La
Iglesia concluye hoy el recorrido del año litúrgico y lo hace con una fiesta y
un evangelio intenso, de no fácil comprensión a las inmediatas: la Solemnidad
de Cristo, Rey del universo.
No
es que la Iglesia tenga nostalgias monárquicas y tampoco tenemos por qué fijarnos
en los poderosos de esta tierra para tomar ejemplo de ellos, frecuentemente tan
poco ejemplares.

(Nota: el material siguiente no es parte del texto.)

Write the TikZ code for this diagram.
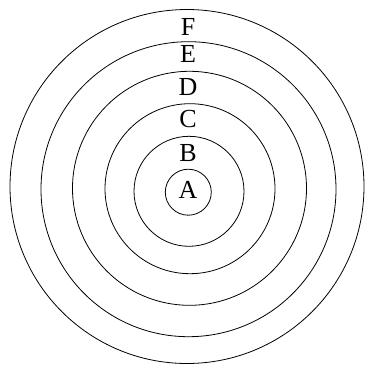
\documentclass[tikz,border=0pt]{standalone}
\usepackage{fontspec}
\setmainfont{Liberation Serif}
\usetikzlibrary{positioning}

\begin{document}
\begin{tikzpicture}[
    x=1pt, y=-1pt,
    ring/.style={circle, draw=black, line width=0.8pt, inner sep=0pt},
    ringlabel/.style={font=\fontsize{26}{30}\selectfont, inner sep=0pt, anchor=base}
]
    \useasboundingbox (0,0) rectangle (365,365);

    % Rings, inner to outer
    \node[ring, minimum size=46pt]  (ringA) at (188.3, 192.2) {};
    \node[ring, minimum size=110pt] (ringB) at (189.0, 191.3) {};
    \node[ring, minimum size=170pt] (ringC) at (190.0, 188.7) {};
    \node[ring, minimum size=234pt] (ringD) at (189.5, 188.3) {};
    \node[ring, minimum size=295pt] (ringE) at (188.5, 189.2) {};
    \node[ring, minimum size=354pt] (ringF) at (187.0, 186.5) {};

    % Labels
    \node[ringlabel] (labA) at (188, 198) {A};
    \node[ringlabel] (labB) at (188, 161.5) {B};
    \node[ringlabel] (labC) at (188, 127) {C};
    \node[ringlabel] (labD) at (188, 95) {D};
    \node[ringlabel] (labE) at (188, 62) {E};
    \node[ringlabel] (labF) at (188, 35) {F};
\end{tikzpicture}
\end{document}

La imagen de la realeza, que quizá tengamos que modernizar un
poco, quiere comunicar al mundo una fuerte profesión de fe: Jesús, el
carpintero de Nazareth, aquel judío marginal que vivió hace dos mil años y que
anda perdido entre los meandros confusos de la historia, es el Señor del
universo, es el que tiene la última Palabra, el que da la medida y el sentido de
cada experiencia humana, el que desvela para siempre el misterio de Dios, escondido
por los siglos.
Muy
contrariamente a lo que pudiera parecer viendo nuestro mundo, los
acontecimientos y vicisitudes humanas no nos están precipitando en un abismo de
violencia y de caos, sino en los brazos de Dios. Hace falta mucha fe para hacer
semejante afirmación, os lo aseguro, sobre todo después de dos mil años de
cristianismo en los que las cosas no parece que hayan ido cambiando a mejor,
sino que la guerra, el odio y el rencor parece que toman carta de ciudadanía en
nuestro mundo.
Decir
que Cristo es el “soberano” de mi vida, significa reconocer que sólo en él
tiene sentido nuestro camino de vida y de fe. Y es bonito, al final del año
litúrgico, remachar juntos y con fuerza esta convicción de nuestra fe.
Pero
hay peros….
Realeza
Leyendo
el texto con que Mateo concluye su evangelio, quedamos desconcertados y un poco
helados. El clima es oscuro, la visión de este juez implacable como algunos
pintores lo han reproducido, el poderoso Cristo de Miguel Ángel de la capilla Sixtina,
por ejemplo, da miedo. ¿Qué tiene que ver esta página que hemos escuchado con
el resto del evangelio? ¿Se ha equivocado Mateo? ¿O nos hemos equivocado
nosotros cuándo seguimos profesando el rostro de un Dios compasivo y
misericordioso?
Los pastores, al caer de la tarde, separaban las ovejas de las cabras. Las cabras, sin el “abrigo de lana” suministrado por la madre naturaleza, padecían el frío procedente del desierto y debían ser alojadas en un sitio más caliente, como un establo o debajo una roca. Esta imagen es la que está en el trasfondo de la narración que hace Jesús; no se trata de una expulsión a no se sabe dónde. Se trata, sencillamente, de una separación de lo que supone protección y atención de los sujetos más débiles. El pastor va a acoger a las ovejas que lo han reconocido en el rostro del pobre, del débil, del perseguido.